## Short exercise
Restate the data word for word and leave the images out.

## Collected material
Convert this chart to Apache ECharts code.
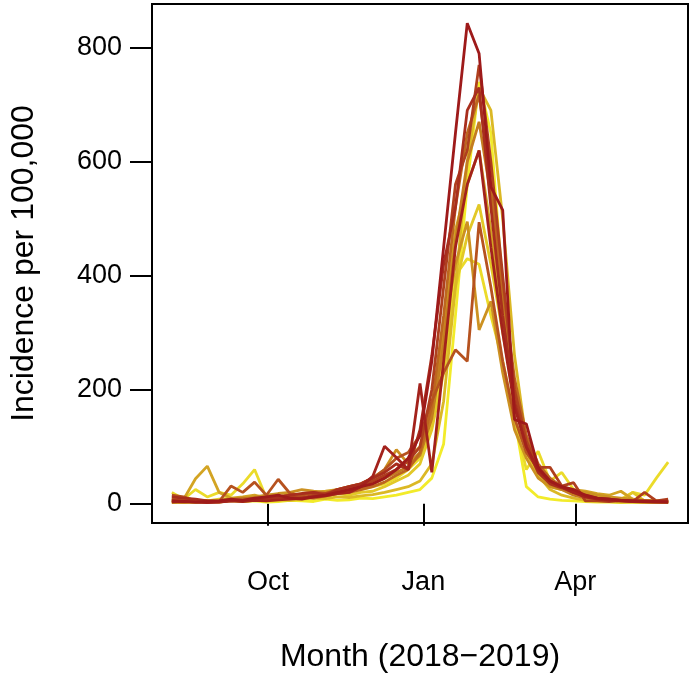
<!DOCTYPE html>
<html>
<head>
<meta charset="utf-8">
<script src="https://cdn.jsdelivr.net/npm/echarts@6/dist/echarts.min.js"></script>
<style>
html,body{margin:0;padding:0;background:#fff;}
#chart{width:693px;height:681px;}
</style>
</head>
<body>
<div id="chart"></div>
<script>
// Weekly dates (start of week), Aug 2018 - May 2019
const startDate = '2018-08-05';
const nWeeks = 43;

// Tick labels for the x axis
const xTickDates = ['2018-10-01', '2019-01-01', '2019-04-01'];
const xTickLabels = ['Oct', 'Jan', 'Apr'];
const yTickValues = [0, 200, 400, 600, 800];

// Incidence per 100,000, one array per season (yellow -> dark red)
const s0  = [3,2,4,3,5,6,4,5,3,4,6,5,4,8,6,7,10,9,12,15,20,25,45,105,330,560,740,650,380,150,30,12,8,6,5,4,3,3,2,3,2,3,2];
const s1  = [20,8,25,12,20,15,35,60,10,8,12,10,15,12,18,20,25,30,35,45,60,80,140,260,400,430,420,330,250,150,60,92,40,55,25,18,12,10,8,20,15,45,73];
const s2  = [5,4,6,5,8,10,7,9,8,12,15,10,12,15,18,15,20,22,30,40,50,70,130,230,380,470,525,420,300,180,90,50,30,25,18,15,10,8,6,20,5,4,3];
const s3  = [2,3,2,4,3,5,4,6,5,7,6,8,10,9,12,11,14,16,20,25,30,40,70,180,380,600,730,690,500,260,110,50,25,15,10,6,5,4,3,3,2,2,2];
const s4  = [5,8,44,66,20,10,12,15,10,12,15,18,20,22,25,28,30,35,45,60,80,100,170,300,480,560,620,480,320,190,100,55,35,30,25,22,18,15,22,8,6,5,4];
const s5  = [8,6,5,4,6,8,10,12,15,18,20,25,22,20,25,30,35,45,60,95,70,90,160,300,420,495,305,355,230,130,80,45,30,25,22,20,15,12,10,8,6,5,4];
const s6  = [4,3,5,6,5,8,10,8,12,10,14,16,18,15,20,22,28,35,45,55,65,85,150,280,460,600,670,540,360,200,110,60,35,25,15,10,8,6,5,4,4,3,3];
const s7  = [10,8,5,4,3,6,8,10,8,12,15,12,10,14,18,20,25,30,38,50,60,90,170,330,520,650,717,560,380,220,120,70,45,30,20,12,8,6,5,4,3,3,3];
const s8  = [15,12,5,3,4,31,20,38,15,43,18,15,20,18,25,30,35,45,60,80,90,120,180,230,270,250,494,380,250,150,90,60,40,30,20,12,10,8,6,5,5,4,4];
const s9  = [6,5,4,3,4,5,6,8,10,8,12,10,15,18,20,25,30,40,50,60,75,100,200,380,560,620,770,600,400,200,110,64,64,31,37,5,5,4,6,4,20,5,8];
const s10 = [12,10,8,5,4,6,5,8,10,12,15,18,20,15,25,30,35,45,55,70,60,130,260,420,520,690,730,520,330,180,100,55,35,28,20,15,10,8,6,5,5,4,5];
const s11 = [3,4,3,2,3,5,4,6,5,7,8,10,12,14,18,20,30,48,101,81,60,211,55,250,450,560,620,450,300,170,100,60,40,30,20,12,8,6,5,4,4,3,3];
const s12 = [5,4,3,4,5,8,6,10,12,15,10,8,12,15,20,25,30,35,45,60,80,120,250,450,650,843,790,556,515,148,140,64,40,30,25,15,10,8,6,5,4,4,3];

const seasons = [s0,s1,s2,s3,s4,s5,s6,s7,s8,s9,s10,s11,s12];
const colors = ['#F2EB2A','#EBDB2A','#E2C827','#DBB825','#D3A423','#CC9121','#C47C20',
                '#BD661F','#B6521F','#AF3F1E','#A82E1D','#A3221C','#9E1A1A'];

const DAY = 86400000;
const t0 = Date.parse(startDate);
const weekTimes = [];
for (let i = 0; i < nWeeks; i++) weekTimes.push(t0 + i * 7 * DAY);
const span = weekTimes[nWeeks - 1] - weekTimes[0];
const xMin = weekTimes[0] - 0.04 * span;
const xMax = weekTimes[nWeeks - 1] + 0.04 * span;
const yMaxData = 843;
const yMin = -0.04 * yMaxData;
const yMax = yMaxData * 1.04;

const xTickTimes = xTickDates.map(d => Date.parse(d));
const font = 'Liberation Sans, Arial, Helvetica, sans-serif';

const chart = echarts.init(document.getElementById('chart'), null, {renderer: 'canvas'});
chart.setOption({
  animation: false,
  backgroundColor: '#fff',
  grid: {left: 150, right: 5, top: 4, bottom: 158, show: true, borderColor: '#000', borderWidth: 2, backgroundColor: 'transparent'},
  xAxis: {
    type: 'value',
    min: xMin, max: xMax,
    name: 'Month (2018\u22122019)',
    nameLocation: 'middle',
    nameGap: 118,
    nameTextStyle: {fontFamily: font, fontSize: 32, color: '#000'},
    axisLine: {show: false},
    splitLine: {show: false},
    axisTick: {show: true, length: 22, inside: false, lineStyle: {color: '#000', width: 2}, customValues: xTickTimes},
    axisLabel: {
      show: true, margin: 46, fontFamily: font, fontSize: 27, color: '#000',
      customValues: xTickTimes,
      formatter: function (v) {
        let best = 0, bd = Infinity;
        xTickTimes.forEach((t, i) => { const d = Math.abs(t - v); if (d < bd) { bd = d; best = i; } });
        return xTickLabels[best];
      }
    }
  },
  yAxis: {
    type: 'value',
    min: yMin, max: yMax,
    name: 'Incidence per 100,000',
    nameLocation: 'middle',
    nameGap: 112,
    nameRotate: 90,
    nameTextStyle: {fontFamily: font, fontSize: 32, color: '#000'},
    axisLine: {show: false},
    splitLine: {show: false},
    axisTick: {show: true, length: 22, lineStyle: {color: '#000', width: 2}, customValues: yTickValues},
    axisLabel: {show: true, margin: 30, fontFamily: font, fontSize: 27, color: '#000', customValues: yTickValues,
      formatter: v => String(Math.round(v))}
  },
  series: seasons.map((s, k) => ({
    type: 'line',
    data: s.map((v, i) => [weekTimes[i], v]),
    showSymbol: false,
    symbol: 'none',
    silent: true,
    lineStyle: {color: colors[k], width: 2.8},
    z: 2 + k
  }))
});
</script>
</body>
</html>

## Expected answer
Convert this chart to Apache ECharts code.
<!DOCTYPE html>
<html>
<head>
<meta charset="utf-8">
<script src="https://cdn.jsdelivr.net/npm/echarts@6/dist/echarts.min.js"></script>
<style>
html,body{margin:0;padding:0;background:#fff;}
#chart{width:693px;height:681px;}
</style>
</head>
<body>
<div id="chart"></div>
<script>
// Weekly dates (start of week), Aug 2018 - May 2019
const startDate = '2018-08-05';
const nWeeks = 43;

// Tick labels for the x axis
const xTickDates = ['2018-10-01', '2019-01-01', '2019-04-01'];
const xTickLabels = ['Oct', 'Jan', 'Apr'];
const yTickValues = [0, 200, 400, 600, 800];

// Incidence per 100,000, one array per season (yellow -> dark red)
const s0  = [3,2,4,3,5,6,4,5,3,4,6,5,4,8,6,7,10,9,12,15,20,25,45,105,330,560,740,650,380,150,30,12,8,6,5,4,3,3,2,3,2,3,2];
const s1  = [20,8,25,12,20,15,35,60,10,8,12,10,15,12,18,20,25,30,35,45,60,80,140,260,400,430,420,330,250,150,60,92,40,55,25,18,12,10,8,20,15,45,73];
const s2  = [5,4,6,5,8,10,7,9,8,12,15,10,12,15,18,15,20,22,30,40,50,70,130,230,380,470,525,420,300,180,90,50,30,25,18,15,10,8,6,20,5,4,3];
const s3  = [2,3,2,4,3,5,4,6,5,7,6,8,10,9,12,11,14,16,20,25,30,40,70,180,380,600,730,690,500,260,110,50,25,15,10,6,5,4,3,3,2,2,2];
const s4  = [5,8,44,66,20,10,12,15,10,12,15,18,20,22,25,28,30,35,45,60,80,100,170,300,480,560,620,480,320,190,100,55,35,30,25,22,18,15,22,8,6,5,4];
const s5  = [8,6,5,4,6,8,10,12,15,18,20,25,22,20,25,30,35,45,60,95,70,90,160,300,420,495,305,355,230,130,80,45,30,25,22,20,15,12,10,8,6,5,4];
const s6  = [4,3,5,6,5,8,10,8,12,10,14,16,18,15,20,22,28,35,45,55,65,85,150,280,460,600,670,540,360,200,110,60,35,25,15,10,8,6,5,4,4,3,3];
const s7  = [10,8,5,4,3,6,8,10,8,12,15,12,10,14,18,20,25,30,38,50,60,90,170,330,520,650,717,560,380,220,120,70,45,30,20,12,8,6,5,4,3,3,3];
const s8  = [15,12,5,3,4,31,20,38,15,43,18,15,20,18,25,30,35,45,60,80,90,120,180,230,270,250,494,380,250,150,90,60,40,30,20,12,10,8,6,5,5,4,4];
const s9  = [6,5,4,3,4,5,6,8,10,8,12,10,15,18,20,25,30,40,50,60,75,100,200,380,560,620,770,600,400,200,110,64,64,31,37,5,5,4,6,4,20,5,8];
const s10 = [12,10,8,5,4,6,5,8,10,12,15,18,20,15,25,30,35,45,55,70,60,130,260,420,520,690,730,520,330,180,100,55,35,28,20,15,10,8,6,5,5,4,5];
const s11 = [3,4,3,2,3,5,4,6,5,7,8,10,12,14,18,20,30,48,101,81,60,211,55,250,450,560,620,450,300,170,100,60,40,30,20,12,8,6,5,4,4,3,3];
const s12 = [5,4,3,4,5,8,6,10,12,15,10,8,12,15,20,25,30,35,45,60,80,120,250,450,650,843,790,556,515,148,140,64,40,30,25,15,10,8,6,5,4,4,3];

const seasons = [s0,s1,s2,s3,s4,s5,s6,s7,s8,s9,s10,s11,s12];
const colors = ['#F2EB2A','#EBDB2A','#E2C827','#DBB825','#D3A423','#CC9121','#C47C20',
                '#BD661F','#B6521F','#AF3F1E','#A82E1D','#A3221C','#9E1A1A'];

const DAY = 86400000;
const t0 = Date.parse(startDate);
const weekTimes = [];
for (let i = 0; i < nWeeks; i++) weekTimes.push(t0 + i * 7 * DAY);
const span = weekTimes[nWeeks - 1] - weekTimes[0];
const xMin = weekTimes[0] - 0.04 * span;
const xMax = weekTimes[nWeeks - 1] + 0.04 * span;
const yMaxData = 843;
const yMin = -0.04 * yMaxData;
const yMax = yMaxData * 1.04;

const xTickTimes = xTickDates.map(d => Date.parse(d));
const font = 'Liberation Sans, Arial, Helvetica, sans-serif';

const chart = echarts.init(document.getElementById('chart'), null, {renderer: 'canvas'});
chart.setOption({
  animation: false,
  backgroundColor: '#fff',
  grid: {left: 150, right: 5, top: 4, bottom: 158, show: true, borderColor: '#000', borderWidth: 2, backgroundColor: 'transparent'},
  xAxis: {
    type: 'value',
    min: xMin, max: xMax,
    name: 'Month (2018\u22122019)',
    nameLocation: 'middle',
    nameGap: 118,
    nameTextStyle: {fontFamily: font, fontSize: 32, color: '#000'},
    axisLine: {show: false},
    splitLine: {show: false},
    axisTick: {show: true, length: 22, inside: false, lineStyle: {color: '#000', width: 2}, customValues: xTickTimes},
    axisLabel: {
      show: true, margin: 46, fontFamily: font, fontSize: 27, color: '#000',
      customValues: xTickTimes,
      formatter: function (v) {
        let best = 0, bd = Infinity;
        xTickTimes.forEach((t, i) => { const d = Math.abs(t - v); if (d < bd) { bd = d; best = i; } });
        return xTickLabels[best];
      }
    }
  },
  yAxis: {
    type: 'value',
    min: yMin, max: yMax,
    name: 'Incidence per 100,000',
    nameLocation: 'middle',
    nameGap: 112,
    nameRotate: 90,
    nameTextStyle: {fontFamily: font, fontSize: 32, color: '#000'},
    axisLine: {show: false},
    splitLine: {show: false},
    axisTick: {show: true, length: 22, lineStyle: {color: '#000', width: 2}, customValues: yTickValues},
    axisLabel: {show: true, margin: 30, fontFamily: font, fontSize: 27, color: '#000', customValues: yTickValues,
      formatter: v => String(Math.round(v))}
  },
  series: seasons.map((s, k) => ({
    type: 'line',
    data: s.map((v, i) => [weekTimes[i], v]),
    showSymbol: false,
    symbol: 'none',
    silent: true,
    lineStyle: {color: colors[k], width: 2.8},
    z: 2 + k
  }))
});
</script>
</body>
</html>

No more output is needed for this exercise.